Accountability within the organisation was noted by most respondents as being crucial. This included evaluating diversity schemes and ensuring that the person charged with overall responsibility for diversity has credibility within the organisation and treats diversity as a core value.
One respondent from a large law firm indicated that a compulsory part of the annual review for their partners was involvement and commitment to diversity. Another respondent indicated it was necessary to facilitate the process for people to become involved in diversity programmes. A forced or abstract approach to diversity was ineffective.
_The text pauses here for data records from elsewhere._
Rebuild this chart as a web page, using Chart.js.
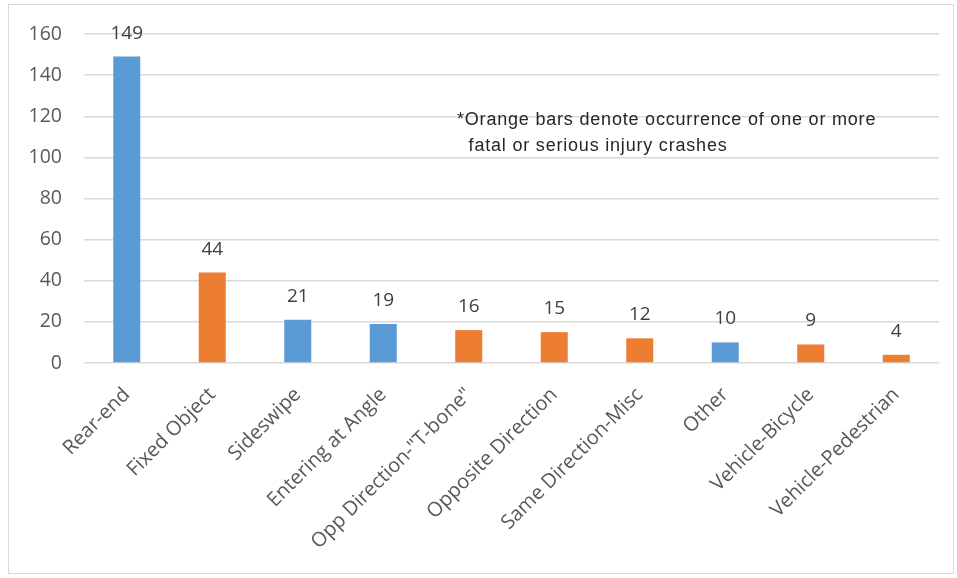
<!DOCTYPE html>
<html lang="en">
<head>
  <meta charset="UTF-8" />
  <title>Crash types</title>
  <style>
    body { margin:0; background:#fff; }
    #wrap { position:absolute; left:0; top:0; width:957px; height:578px; }
    #frame { position:absolute; left:8px; top:4px; width:946px; height:570px; border:1px solid #d9d9d9; box-sizing:border-box; pointer-events:none; }
    #note { position:absolute; left:457px; top:106px; font-family:"Liberation Sans", sans-serif; font-size:18px; letter-spacing:0.8px; color:#262626; line-height:26px; white-space:pre; }
  </style>
  <script src="https://cdn.jsdelivr.net/npm/chart.js"></script>
</head>
<body>
  <div id="wrap">
    <canvas id="crashChart"></canvas>
    <div id="frame"></div>
    <div id="note">*Orange bars denote occurrence of one or more
  fatal or serious injury crashes</div>
  </div>

  <script>
    const categories = ['Rear-end', 'Fixed Object', 'Sideswipe', 'Entering at Angle', 'Opp Direction-"T-bone"',
      'Opposite Direction', 'Same Direction-Misc', 'Other', 'Vehicle-Bicycle', 'Vehicle-Pedestrian'];
    const crashCounts = [149, 44, 21, 19, 16, 15, 12, 10, 9, 4];
    const severeFlags = [false, true, false, false, true, true, true, false, true, true];
    const yTicks = [0, 20, 40, 60, 80, 100, 120, 140, 160];

    const BLUE = '#5B9BD5', ORANGE = '#ED7D31';
    const barColors = severeFlags.map(s => s ? ORANGE : BLUE);

    // value labels above each bar
    const valueLabels = {
      id: 'valueLabels',
      afterDatasetsDraw(chart) {
        const ctx = chart.ctx;
        const meta = chart.getDatasetMeta(0);
        ctx.save();
        ctx.font = '19px "Open Sans", sans-serif';
        ctx.fillStyle = '#404040';
        ctx.textAlign = 'center';
        ctx.textBaseline = 'alphabetic';
        meta.data.forEach((bar, i) => {
          ctx.fillText(String(crashCounts[i]), bar.x, bar.y - 18);
        });
        ctx.restore();
      }
    };

    new Chart(document.getElementById('crashChart'), {
      type: 'bar',
      data: {
        labels: categories,
        datasets: [{
          data: crashCounts,
          backgroundColor: barColors,
          categoryPercentage: 1,
          barPercentage: 0.316
        }]
      },
      options: {
        responsive: true,
        maintainAspectRatio: false,
        animation: false,
        layout: { padding: { top: 34, right: 18, left: 0, bottom: 0 } },
        plugins: { legend: { display: false }, tooltip: { enabled: false } },
        scales: {
          x: {
            grid: { display: false },
            border: { display: false },
            ticks: {
              minRotation: 45, maxRotation: 45, autoSkip: false, padding: 12,
              color: '#595959', font: { family: '"Open Sans", sans-serif', size: 20 }
            },
            afterFit(scale) { scale.height = 215; }
          },
          y: {
            min: 0, max: 160,
            afterBuildTicks(scale) { scale.ticks = yTicks.map(v => ({ value: v })); },
            grid: { color: '#d9d9d9', lineWidth: 1.5, drawTicks: false },
            border: { display: false },
            ticks: {
              padding: 22, color: '#595959',
              font: { family: '"Open Sans", sans-serif', size: 19.5 }
            },
            afterFit(scale) { scale.width = 84; }
          }
        }
      },
      plugins: [valueLabels]
    });
  </script>
</body>
</html>
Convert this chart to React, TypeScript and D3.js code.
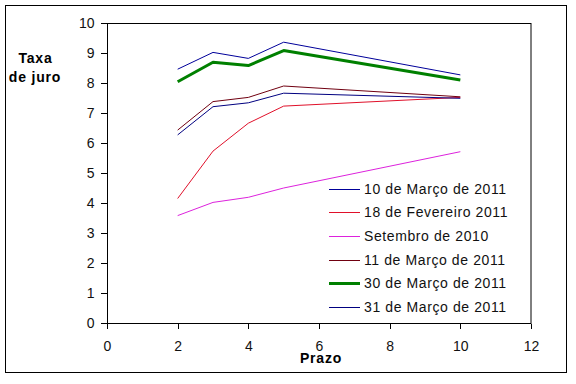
import React, { useEffect, useRef } from 'react';
import * as d3 from 'd3';

// prazo (anos) e taxas
const prazos = [2, 3, 4, 5, 10];
const marco10 = [8.46, 9.02, 8.82, 9.36, 8.27];
const fev18 = [4.15, 5.73, 6.66, 7.23, 7.52];
const set2010 = [3.58, 4.02, 4.19, 4.5, 5.71];
const marco11 = [6.43, 7.38, 7.52, 7.9, 7.54];
const marco30 = [8.04, 8.69, 8.58, 9.08, 8.1];
const marco31 = [6.27, 7.21, 7.34, 7.66, 7.49];

const seriesNames = [
  '10 de Março de 2011',
  '18 de Fevereiro 2011',
  'Setembro de 2010',
  '11 de Março de 2011',
  '30 de Março de 2011',
  '31 de Março de 2011',
];
const seriesColors = ['#00009a', '#e0102a', '#dd22dd', '#700010', '#008000', '#000080'];
const seriesWidths = [1, 1, 1, 1, 3, 1];

const xTicks = [0, 2, 4, 6, 8, 10, 12];
const yTicks = [0, 1, 2, 3, 4, 5, 6, 7, 8, 9, 10];

const W = 576;
const H = 384;
const FONT = 'Arial, "Liberation Sans", sans-serif';

export default function App() {
  const svgRef = useRef<SVGSVGElement>(null);

  useEffect(() => {
    const svg = d3.select(svgRef.current);
    svg.selectAll('*').remove();

    const values = [marco10, fev18, set2010, marco11, marco30, marco31];
    const left = 107, right = 531, top = 23, bottom = 323;

    const x = d3.scaleLinear().domain([0, 12]).range([left, right]);
    const y = d3.scaleLinear().domain([0, 10]).range([bottom, top]);

    svg.append('rect')
      .attr('x', 5.5).attr('y', 5.5)
      .attr('width', 561).attr('height', 367)
      .attr('fill', 'white').attr('stroke', 'black');

    // moldura da área do gráfico
    svg.append('rect')
      .attr('x', left + 0.5).attr('y', top + 0.5)
      .attr('width', right - left - 0.5).attr('height', bottom - top)
      .attr('fill', 'none').attr('stroke', 'black');

    const yAxis = svg.append('g')
      .attr('transform', `translate(${left + 0.5},0)`)
      .call(d3.axisLeft(y).tickValues(yTicks).tickSize(7).tickPadding(6).tickFormat(d3.format('d')));
    const xAxis = svg.append('g')
      .attr('transform', `translate(0,${bottom + 0.5})`)
      .call(d3.axisBottom(x).tickValues(xTicks).tickSize(5).tickPadding(13).tickFormat(d3.format('d')));

    [yAxis, xAxis].forEach(a => {
      a.select('.domain').remove();
      a.selectAll('line').attr('stroke', 'black').attr('shape-rendering', 'crispEdges');
      a.selectAll('text')
        .attr('font-family', FONT)
        .attr('font-size', 14)
        .attr('fill', '#111');
    });

    const line = d3.line<number>()
      .x((d, i) => x(prazos[i]))
      .y(d => y(d));

    values.forEach((vals, k) => {
      svg.append('path')
        .datum(vals)
        .attr('d', line)
        .attr('fill', 'none')
        .attr('stroke', seriesColors[k])
        .attr('stroke-width', seriesWidths[k])
        .attr('stroke-linejoin', 'round');
    });

    // legenda
    const leg = svg.append('g');
    seriesNames.forEach((name, k) => {
      const cy = 188.5 + k * 23.7;
      leg.append('line')
        .attr('x1', 329).attr('x2', 360)
        .attr('y1', Math.round(cy) + 0.5).attr('y2', Math.round(cy) + 0.5)
        .attr('stroke', seriesColors[k])
        .attr('stroke-width', seriesWidths[k]);
      leg.append('text')
        .attr('x', 364).attr('y', cy + 5)
        .attr('font-family', FONT)
        .attr('font-size', 14)
        .attr('letter-spacing', 0.6)
        .attr('fill', '#111')
        .text(name);
    });

    // títulos dos eixos
    const title = (txt: string, tx: number, ty: number) =>
      svg.append('text')
        .attr('x', tx).attr('y', ty)
        .attr('text-anchor', 'middle')
        .attr('font-family', FONT)
        .attr('font-size', 14)
        .attr('font-weight', 'bold')
        .attr('letter-spacing', 0.8)
        .text(txt);
    title('Taxa', 35.5, 63);
    title('de juro', 35, 82);
    title('Prazo', 321, 363);
  }, []);

  return (
    <svg
      ref={svgRef}
      width={W}
      height={H}
      style={{ position: 'absolute', left: 0, top: 0, background: 'white' }}
    />
  );
}
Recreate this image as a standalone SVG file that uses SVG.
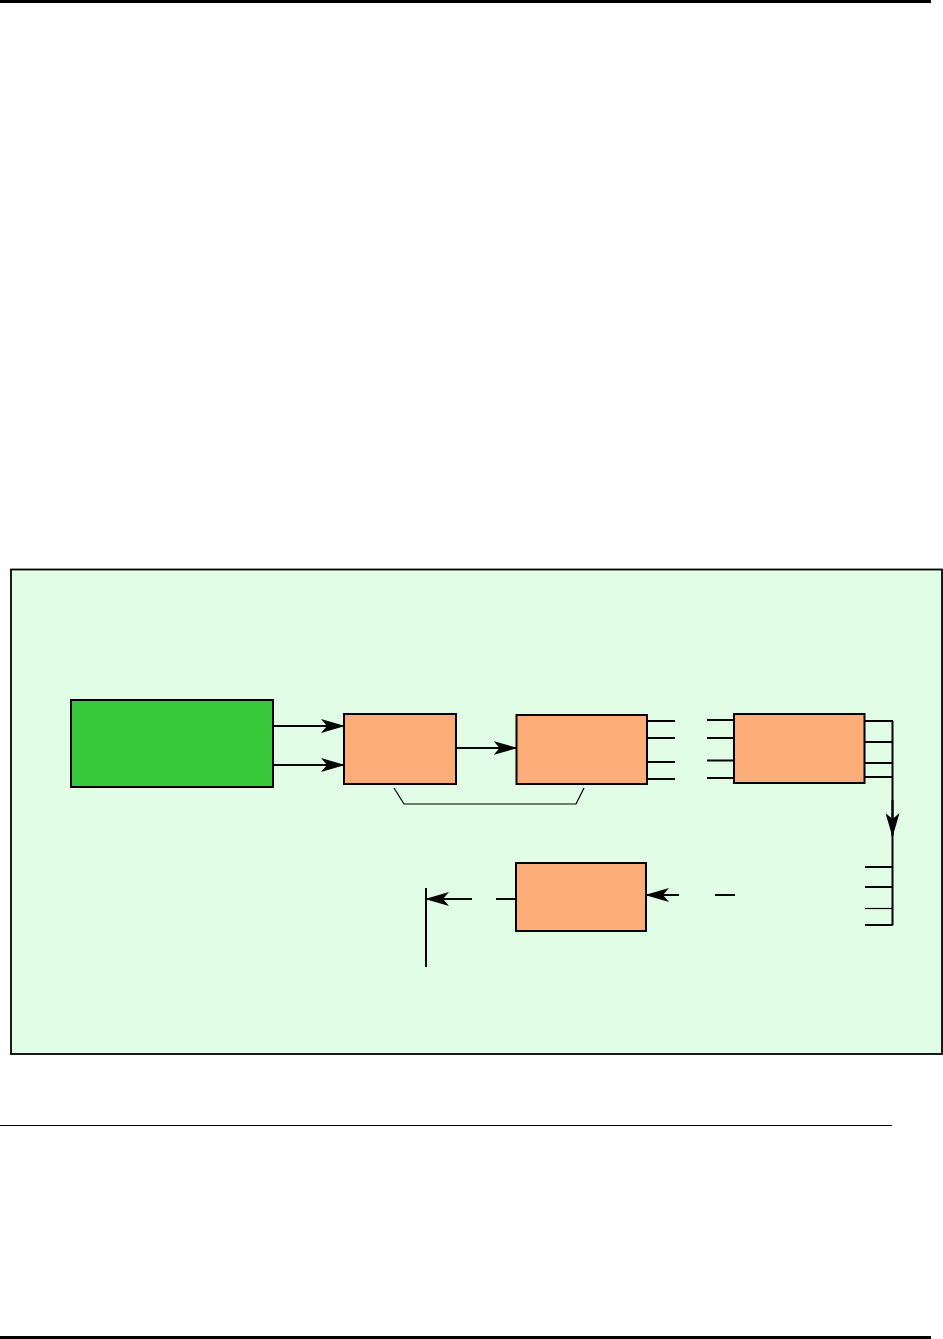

All respondents indicated that diversity was very important for business development, as diversity evolved from being a “moral good” to also being good for business. Clients often expected the firms to have a diversity policy in place and would check that such policies were implemented in everyday practice. One respondent indicated that in having a diverse workforce, you have a wide sector of views, allowing a firm, and therefore its clients, to consider issues in innovative ways.
The year 2011 is a time of change in legal education and training. We can utilise this opportunity to achieve greater diversity in the profession with a system of coherent projects and opportunities for students and new entrants. A monitoring system for new entrants is crucial so that we may have appropriate data to allow us to evaluate the makeup of the profession, and focus on areas which need attention.
It will take a dedicated and proactive approach to succeed in transforming diversity policy into practice. The implementation needs to be ongoing: in the words of Professor David Wilkins, diversity is a journey and not a trip.
Sarah Miller is an assistant solicitor with Simpson and Marwick. She was a Link student with the GOALS (Greater Opportunity of Access and Learning with Schools) project while a student at the University of Glasgow. She was awarded the Thyne Scholarship 2009 by the English Speaking Union and spent a month in the USA researching diversity in the legal profession. The views contained within the article are her own.